Wherever "code" appears in a line, copy that line.

Data supplied ::
════════
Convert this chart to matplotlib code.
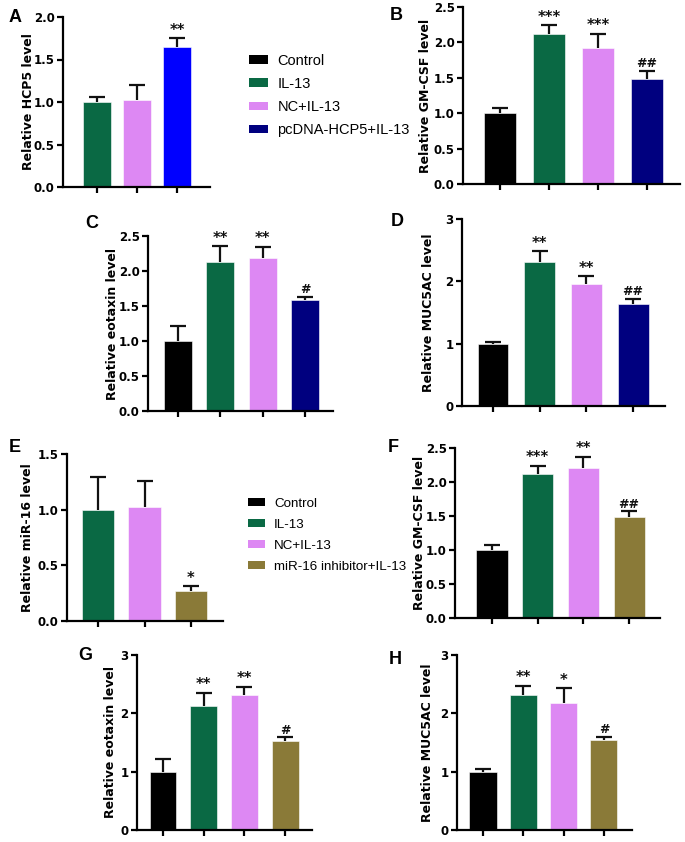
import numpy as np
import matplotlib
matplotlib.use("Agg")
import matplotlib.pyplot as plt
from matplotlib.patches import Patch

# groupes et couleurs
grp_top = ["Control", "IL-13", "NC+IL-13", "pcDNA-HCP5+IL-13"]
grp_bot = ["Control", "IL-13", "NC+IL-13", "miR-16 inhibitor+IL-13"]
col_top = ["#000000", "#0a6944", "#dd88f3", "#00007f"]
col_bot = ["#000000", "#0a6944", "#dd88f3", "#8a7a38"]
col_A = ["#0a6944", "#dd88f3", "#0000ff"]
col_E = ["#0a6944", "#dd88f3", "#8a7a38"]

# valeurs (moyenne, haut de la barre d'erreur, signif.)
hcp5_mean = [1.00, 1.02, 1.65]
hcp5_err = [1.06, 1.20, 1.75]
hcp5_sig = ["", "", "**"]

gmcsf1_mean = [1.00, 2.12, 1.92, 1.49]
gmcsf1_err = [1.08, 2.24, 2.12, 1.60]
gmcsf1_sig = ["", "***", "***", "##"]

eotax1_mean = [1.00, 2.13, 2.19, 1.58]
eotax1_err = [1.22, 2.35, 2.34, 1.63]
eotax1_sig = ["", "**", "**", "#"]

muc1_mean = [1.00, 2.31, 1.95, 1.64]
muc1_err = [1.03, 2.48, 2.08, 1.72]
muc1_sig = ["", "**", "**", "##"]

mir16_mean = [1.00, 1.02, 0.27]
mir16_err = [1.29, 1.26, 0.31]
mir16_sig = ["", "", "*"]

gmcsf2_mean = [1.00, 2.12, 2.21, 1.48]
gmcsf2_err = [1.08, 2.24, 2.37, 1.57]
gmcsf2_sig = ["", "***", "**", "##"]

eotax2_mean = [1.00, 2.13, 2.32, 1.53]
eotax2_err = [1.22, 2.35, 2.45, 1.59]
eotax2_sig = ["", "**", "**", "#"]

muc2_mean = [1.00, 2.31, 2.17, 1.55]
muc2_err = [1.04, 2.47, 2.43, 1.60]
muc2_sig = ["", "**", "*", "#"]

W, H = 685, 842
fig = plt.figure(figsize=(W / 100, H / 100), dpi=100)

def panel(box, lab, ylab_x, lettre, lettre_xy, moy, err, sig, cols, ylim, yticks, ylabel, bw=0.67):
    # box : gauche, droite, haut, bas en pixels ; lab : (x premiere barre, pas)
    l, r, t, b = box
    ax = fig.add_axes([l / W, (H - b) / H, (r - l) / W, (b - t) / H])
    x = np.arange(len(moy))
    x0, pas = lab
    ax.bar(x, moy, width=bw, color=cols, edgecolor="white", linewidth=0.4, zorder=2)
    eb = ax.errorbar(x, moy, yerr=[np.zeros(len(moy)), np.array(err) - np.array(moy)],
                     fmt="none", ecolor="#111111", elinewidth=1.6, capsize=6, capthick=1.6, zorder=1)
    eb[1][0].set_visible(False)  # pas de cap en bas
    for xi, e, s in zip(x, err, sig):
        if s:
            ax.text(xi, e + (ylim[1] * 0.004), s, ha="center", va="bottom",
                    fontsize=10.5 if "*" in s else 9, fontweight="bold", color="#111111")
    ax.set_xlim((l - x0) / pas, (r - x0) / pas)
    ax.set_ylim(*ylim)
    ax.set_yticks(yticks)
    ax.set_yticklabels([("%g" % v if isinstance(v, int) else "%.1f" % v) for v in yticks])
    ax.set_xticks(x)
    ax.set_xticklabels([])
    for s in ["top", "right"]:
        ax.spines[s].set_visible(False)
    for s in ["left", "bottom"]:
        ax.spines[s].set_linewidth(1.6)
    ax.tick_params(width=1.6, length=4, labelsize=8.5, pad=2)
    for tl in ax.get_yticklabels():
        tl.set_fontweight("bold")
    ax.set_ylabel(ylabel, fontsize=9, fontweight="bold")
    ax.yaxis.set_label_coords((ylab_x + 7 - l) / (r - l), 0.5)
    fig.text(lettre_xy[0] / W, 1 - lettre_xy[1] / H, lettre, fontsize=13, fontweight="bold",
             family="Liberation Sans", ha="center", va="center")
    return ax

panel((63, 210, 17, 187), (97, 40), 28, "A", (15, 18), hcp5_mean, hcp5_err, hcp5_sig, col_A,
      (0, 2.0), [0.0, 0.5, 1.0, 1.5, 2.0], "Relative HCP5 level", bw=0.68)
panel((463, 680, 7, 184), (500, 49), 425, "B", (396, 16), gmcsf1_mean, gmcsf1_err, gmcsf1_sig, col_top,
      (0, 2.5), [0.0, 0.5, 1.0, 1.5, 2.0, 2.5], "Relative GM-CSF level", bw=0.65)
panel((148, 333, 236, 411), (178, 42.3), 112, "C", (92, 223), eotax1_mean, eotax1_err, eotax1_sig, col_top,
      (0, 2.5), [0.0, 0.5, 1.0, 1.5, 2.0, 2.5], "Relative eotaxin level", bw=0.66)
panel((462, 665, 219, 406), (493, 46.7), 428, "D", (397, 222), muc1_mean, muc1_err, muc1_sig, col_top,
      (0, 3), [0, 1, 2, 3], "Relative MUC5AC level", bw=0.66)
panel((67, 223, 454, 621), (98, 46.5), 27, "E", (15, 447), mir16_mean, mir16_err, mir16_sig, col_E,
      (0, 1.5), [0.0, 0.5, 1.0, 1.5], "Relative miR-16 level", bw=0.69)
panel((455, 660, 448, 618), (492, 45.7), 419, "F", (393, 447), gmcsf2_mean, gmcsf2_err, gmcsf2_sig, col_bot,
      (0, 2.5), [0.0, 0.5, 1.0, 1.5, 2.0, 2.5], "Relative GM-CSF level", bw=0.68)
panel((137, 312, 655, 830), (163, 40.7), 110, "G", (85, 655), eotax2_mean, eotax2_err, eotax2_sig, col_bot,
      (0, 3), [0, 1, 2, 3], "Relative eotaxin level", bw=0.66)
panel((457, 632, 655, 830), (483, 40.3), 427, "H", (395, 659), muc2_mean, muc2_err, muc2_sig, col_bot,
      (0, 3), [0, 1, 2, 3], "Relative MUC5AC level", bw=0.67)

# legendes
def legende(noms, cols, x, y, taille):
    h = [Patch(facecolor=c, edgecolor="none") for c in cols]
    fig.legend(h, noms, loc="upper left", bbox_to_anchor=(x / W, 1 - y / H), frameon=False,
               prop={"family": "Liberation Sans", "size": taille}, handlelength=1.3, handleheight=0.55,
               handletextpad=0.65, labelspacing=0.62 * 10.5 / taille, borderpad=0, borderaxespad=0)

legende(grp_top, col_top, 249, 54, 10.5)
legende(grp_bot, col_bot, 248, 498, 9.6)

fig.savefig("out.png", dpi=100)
════════
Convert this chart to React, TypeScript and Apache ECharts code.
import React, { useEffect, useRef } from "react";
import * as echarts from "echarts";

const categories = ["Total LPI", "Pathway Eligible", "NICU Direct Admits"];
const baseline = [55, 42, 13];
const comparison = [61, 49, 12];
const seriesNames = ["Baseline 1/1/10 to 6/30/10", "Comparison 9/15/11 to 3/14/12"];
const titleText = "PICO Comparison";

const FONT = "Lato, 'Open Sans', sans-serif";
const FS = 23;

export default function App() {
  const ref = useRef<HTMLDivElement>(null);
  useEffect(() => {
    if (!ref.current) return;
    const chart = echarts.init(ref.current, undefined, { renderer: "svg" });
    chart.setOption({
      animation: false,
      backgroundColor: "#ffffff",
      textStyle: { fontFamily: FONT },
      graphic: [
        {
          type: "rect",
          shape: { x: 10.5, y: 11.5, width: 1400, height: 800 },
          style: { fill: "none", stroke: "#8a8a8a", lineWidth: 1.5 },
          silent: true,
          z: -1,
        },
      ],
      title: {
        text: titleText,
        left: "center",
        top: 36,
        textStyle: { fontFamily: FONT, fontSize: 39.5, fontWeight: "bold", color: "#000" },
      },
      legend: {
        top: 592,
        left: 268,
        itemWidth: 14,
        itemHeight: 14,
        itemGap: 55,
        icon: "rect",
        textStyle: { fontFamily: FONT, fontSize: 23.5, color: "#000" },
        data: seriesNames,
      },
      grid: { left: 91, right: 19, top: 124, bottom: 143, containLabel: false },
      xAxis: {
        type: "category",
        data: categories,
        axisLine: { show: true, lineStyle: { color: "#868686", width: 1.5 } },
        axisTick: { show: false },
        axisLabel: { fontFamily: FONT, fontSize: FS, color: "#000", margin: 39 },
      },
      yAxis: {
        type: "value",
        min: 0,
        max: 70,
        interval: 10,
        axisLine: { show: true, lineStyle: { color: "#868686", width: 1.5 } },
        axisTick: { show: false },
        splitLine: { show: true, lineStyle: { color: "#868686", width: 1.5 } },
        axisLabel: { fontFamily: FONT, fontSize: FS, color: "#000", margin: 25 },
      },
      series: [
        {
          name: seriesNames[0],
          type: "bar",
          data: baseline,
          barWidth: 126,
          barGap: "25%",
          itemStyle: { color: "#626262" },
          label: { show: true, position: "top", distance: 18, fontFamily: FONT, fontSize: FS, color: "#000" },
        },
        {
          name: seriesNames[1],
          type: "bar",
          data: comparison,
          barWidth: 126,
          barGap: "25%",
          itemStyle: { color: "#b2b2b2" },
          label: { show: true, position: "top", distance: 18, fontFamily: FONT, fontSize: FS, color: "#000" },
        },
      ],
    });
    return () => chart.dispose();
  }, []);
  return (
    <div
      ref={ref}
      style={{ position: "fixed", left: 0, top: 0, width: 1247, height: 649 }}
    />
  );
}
════════
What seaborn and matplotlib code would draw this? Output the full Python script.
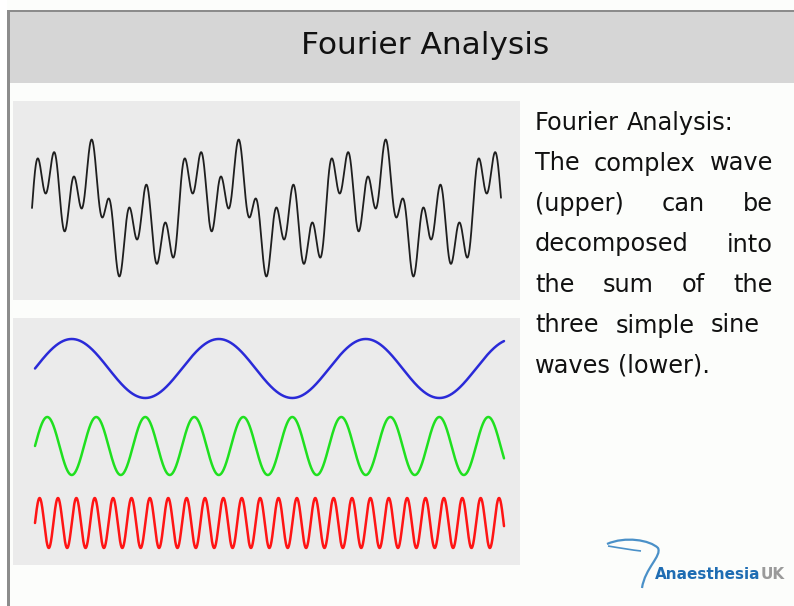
════════
Result ::
Convert this chart to matplotlib code.
Convert this chart to React, TypeScript and Apache ECharts code.
What seaborn and matplotlib code would draw this? Output the full Python script.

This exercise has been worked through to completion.